> [Task to carry out]:
Would you write out the listing verbatim and skip every picture in it?

** Begin **

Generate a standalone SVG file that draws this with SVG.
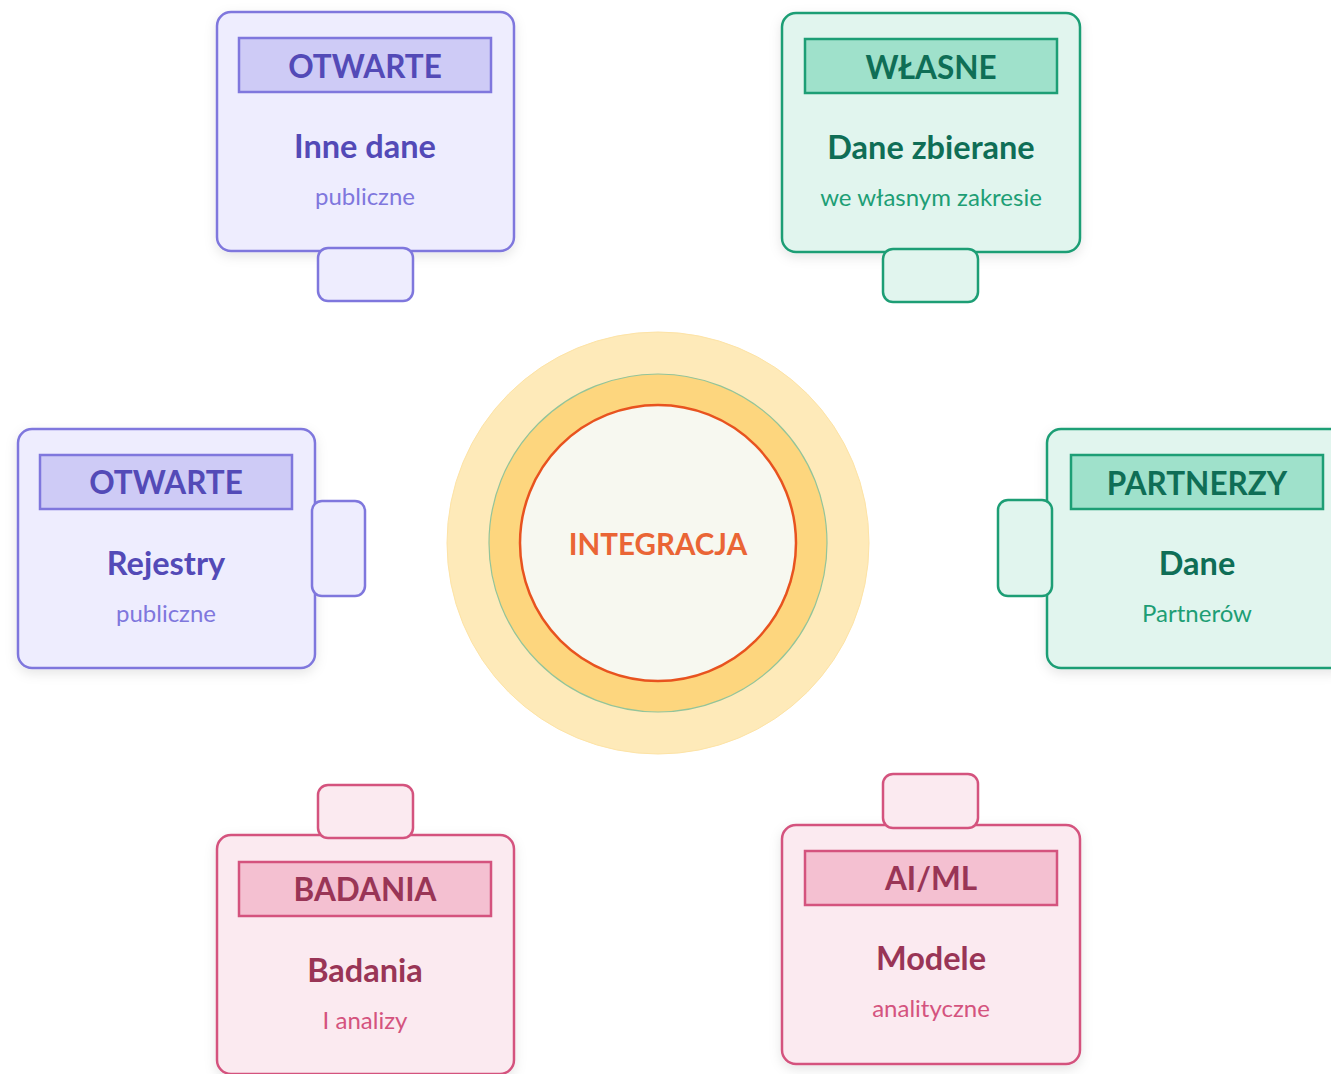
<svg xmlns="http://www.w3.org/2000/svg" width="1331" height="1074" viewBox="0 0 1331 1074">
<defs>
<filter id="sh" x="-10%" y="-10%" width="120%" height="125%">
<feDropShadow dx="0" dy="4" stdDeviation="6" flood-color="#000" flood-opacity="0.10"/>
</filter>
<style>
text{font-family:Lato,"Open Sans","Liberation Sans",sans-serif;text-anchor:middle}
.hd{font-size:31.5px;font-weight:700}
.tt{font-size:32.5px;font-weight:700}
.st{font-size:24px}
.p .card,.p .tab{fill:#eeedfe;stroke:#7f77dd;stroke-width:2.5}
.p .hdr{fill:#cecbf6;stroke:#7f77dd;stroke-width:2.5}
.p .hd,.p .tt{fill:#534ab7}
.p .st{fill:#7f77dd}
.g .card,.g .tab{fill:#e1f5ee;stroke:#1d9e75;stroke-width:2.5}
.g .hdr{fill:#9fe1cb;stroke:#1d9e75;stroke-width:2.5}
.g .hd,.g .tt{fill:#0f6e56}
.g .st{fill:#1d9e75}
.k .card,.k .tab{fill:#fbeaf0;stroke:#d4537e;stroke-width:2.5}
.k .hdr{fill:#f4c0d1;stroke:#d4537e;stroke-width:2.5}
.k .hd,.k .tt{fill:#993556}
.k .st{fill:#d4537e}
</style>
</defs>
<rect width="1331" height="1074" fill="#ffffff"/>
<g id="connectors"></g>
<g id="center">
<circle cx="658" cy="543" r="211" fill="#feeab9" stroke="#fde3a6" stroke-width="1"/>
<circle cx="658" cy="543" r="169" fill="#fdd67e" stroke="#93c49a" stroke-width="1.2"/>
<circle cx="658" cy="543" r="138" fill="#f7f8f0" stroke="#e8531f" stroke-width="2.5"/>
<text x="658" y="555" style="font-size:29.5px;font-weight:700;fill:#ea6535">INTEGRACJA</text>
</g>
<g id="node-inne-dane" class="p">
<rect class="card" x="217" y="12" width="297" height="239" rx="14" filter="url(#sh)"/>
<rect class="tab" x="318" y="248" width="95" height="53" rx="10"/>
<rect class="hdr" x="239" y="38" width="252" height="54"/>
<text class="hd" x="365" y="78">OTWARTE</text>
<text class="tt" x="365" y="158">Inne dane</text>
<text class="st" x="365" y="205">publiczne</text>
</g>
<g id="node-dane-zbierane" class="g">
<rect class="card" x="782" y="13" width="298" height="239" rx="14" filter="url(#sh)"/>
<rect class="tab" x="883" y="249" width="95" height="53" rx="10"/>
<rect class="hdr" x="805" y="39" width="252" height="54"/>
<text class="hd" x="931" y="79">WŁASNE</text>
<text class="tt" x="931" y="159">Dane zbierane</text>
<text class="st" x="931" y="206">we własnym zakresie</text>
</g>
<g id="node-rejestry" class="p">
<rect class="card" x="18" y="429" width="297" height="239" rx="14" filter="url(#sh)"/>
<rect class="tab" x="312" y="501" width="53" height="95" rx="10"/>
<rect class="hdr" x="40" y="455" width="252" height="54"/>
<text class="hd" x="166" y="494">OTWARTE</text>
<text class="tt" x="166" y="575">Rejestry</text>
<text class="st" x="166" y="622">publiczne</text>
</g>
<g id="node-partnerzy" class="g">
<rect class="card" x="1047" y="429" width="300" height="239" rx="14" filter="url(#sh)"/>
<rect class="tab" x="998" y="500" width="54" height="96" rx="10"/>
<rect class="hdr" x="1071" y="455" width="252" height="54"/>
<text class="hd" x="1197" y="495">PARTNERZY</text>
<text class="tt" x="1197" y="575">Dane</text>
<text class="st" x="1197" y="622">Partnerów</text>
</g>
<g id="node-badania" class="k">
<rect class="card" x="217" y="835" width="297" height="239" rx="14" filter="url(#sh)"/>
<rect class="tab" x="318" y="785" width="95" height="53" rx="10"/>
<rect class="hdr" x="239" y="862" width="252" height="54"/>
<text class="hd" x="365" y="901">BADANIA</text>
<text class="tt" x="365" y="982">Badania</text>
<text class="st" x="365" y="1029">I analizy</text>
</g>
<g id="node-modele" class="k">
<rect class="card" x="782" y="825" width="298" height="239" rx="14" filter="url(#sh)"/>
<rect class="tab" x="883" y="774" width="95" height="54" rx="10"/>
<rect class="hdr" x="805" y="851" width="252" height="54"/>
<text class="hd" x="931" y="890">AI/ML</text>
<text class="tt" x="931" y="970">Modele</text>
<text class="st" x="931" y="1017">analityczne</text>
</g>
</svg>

** End **

> [Answer to the problem]:
Generate a standalone SVG file that draws this with SVG.
<svg xmlns="http://www.w3.org/2000/svg" width="1331" height="1074" viewBox="0 0 1331 1074">
<defs>
<filter id="sh" x="-10%" y="-10%" width="120%" height="125%">
<feDropShadow dx="0" dy="4" stdDeviation="6" flood-color="#000" flood-opacity="0.10"/>
</filter>
<style>
text{font-family:Lato,"Open Sans","Liberation Sans",sans-serif;text-anchor:middle}
.hd{font-size:31.5px;font-weight:700}
.tt{font-size:32.5px;font-weight:700}
.st{font-size:24px}
.p .card,.p .tab{fill:#eeedfe;stroke:#7f77dd;stroke-width:2.5}
.p .hdr{fill:#cecbf6;stroke:#7f77dd;stroke-width:2.5}
.p .hd,.p .tt{fill:#534ab7}
.p .st{fill:#7f77dd}
.g .card,.g .tab{fill:#e1f5ee;stroke:#1d9e75;stroke-width:2.5}
.g .hdr{fill:#9fe1cb;stroke:#1d9e75;stroke-width:2.5}
.g .hd,.g .tt{fill:#0f6e56}
.g .st{fill:#1d9e75}
.k .card,.k .tab{fill:#fbeaf0;stroke:#d4537e;stroke-width:2.5}
.k .hdr{fill:#f4c0d1;stroke:#d4537e;stroke-width:2.5}
.k .hd,.k .tt{fill:#993556}
.k .st{fill:#d4537e}
</style>
</defs>
<rect width="1331" height="1074" fill="#ffffff"/>
<g id="connectors"></g>
<g id="center">
<circle cx="658" cy="543" r="211" fill="#feeab9" stroke="#fde3a6" stroke-width="1"/>
<circle cx="658" cy="543" r="169" fill="#fdd67e" stroke="#93c49a" stroke-width="1.2"/>
<circle cx="658" cy="543" r="138" fill="#f7f8f0" stroke="#e8531f" stroke-width="2.5"/>
<text x="658" y="555" style="font-size:29.5px;font-weight:700;fill:#ea6535">INTEGRACJA</text>
</g>
<g id="node-inne-dane" class="p">
<rect class="card" x="217" y="12" width="297" height="239" rx="14" filter="url(#sh)"/>
<rect class="tab" x="318" y="248" width="95" height="53" rx="10"/>
<rect class="hdr" x="239" y="38" width="252" height="54"/>
<text class="hd" x="365" y="78">OTWARTE</text>
<text class="tt" x="365" y="158">Inne dane</text>
<text class="st" x="365" y="205">publiczne</text>
</g>
<g id="node-dane-zbierane" class="g">
<rect class="card" x="782" y="13" width="298" height="239" rx="14" filter="url(#sh)"/>
<rect class="tab" x="883" y="249" width="95" height="53" rx="10"/>
<rect class="hdr" x="805" y="39" width="252" height="54"/>
<text class="hd" x="931" y="79">WŁASNE</text>
<text class="tt" x="931" y="159">Dane zbierane</text>
<text class="st" x="931" y="206">we własnym zakresie</text>
</g>
<g id="node-rejestry" class="p">
<rect class="card" x="18" y="429" width="297" height="239" rx="14" filter="url(#sh)"/>
<rect class="tab" x="312" y="501" width="53" height="95" rx="10"/>
<rect class="hdr" x="40" y="455" width="252" height="54"/>
<text class="hd" x="166" y="494">OTWARTE</text>
<text class="tt" x="166" y="575">Rejestry</text>
<text class="st" x="166" y="622">publiczne</text>
</g>
<g id="node-partnerzy" class="g">
<rect class="card" x="1047" y="429" width="300" height="239" rx="14" filter="url(#sh)"/>
<rect class="tab" x="998" y="500" width="54" height="96" rx="10"/>
<rect class="hdr" x="1071" y="455" width="252" height="54"/>
<text class="hd" x="1197" y="495">PARTNERZY</text>
<text class="tt" x="1197" y="575">Dane</text>
<text class="st" x="1197" y="622">Partnerów</text>
</g>
<g id="node-badania" class="k">
<rect class="card" x="217" y="835" width="297" height="239" rx="14" filter="url(#sh)"/>
<rect class="tab" x="318" y="785" width="95" height="53" rx="10"/>
<rect class="hdr" x="239" y="862" width="252" height="54"/>
<text class="hd" x="365" y="901">BADANIA</text>
<text class="tt" x="365" y="982">Badania</text>
<text class="st" x="365" y="1029">I analizy</text>
</g>
<g id="node-modele" class="k">
<rect class="card" x="782" y="825" width="298" height="239" rx="14" filter="url(#sh)"/>
<rect class="tab" x="883" y="774" width="95" height="54" rx="10"/>
<rect class="hdr" x="805" y="851" width="252" height="54"/>
<text class="hd" x="931" y="890">AI/ML</text>
<text class="tt" x="931" y="970">Modele</text>
<text class="st" x="931" y="1017">analityczne</text>
</g>
</svg>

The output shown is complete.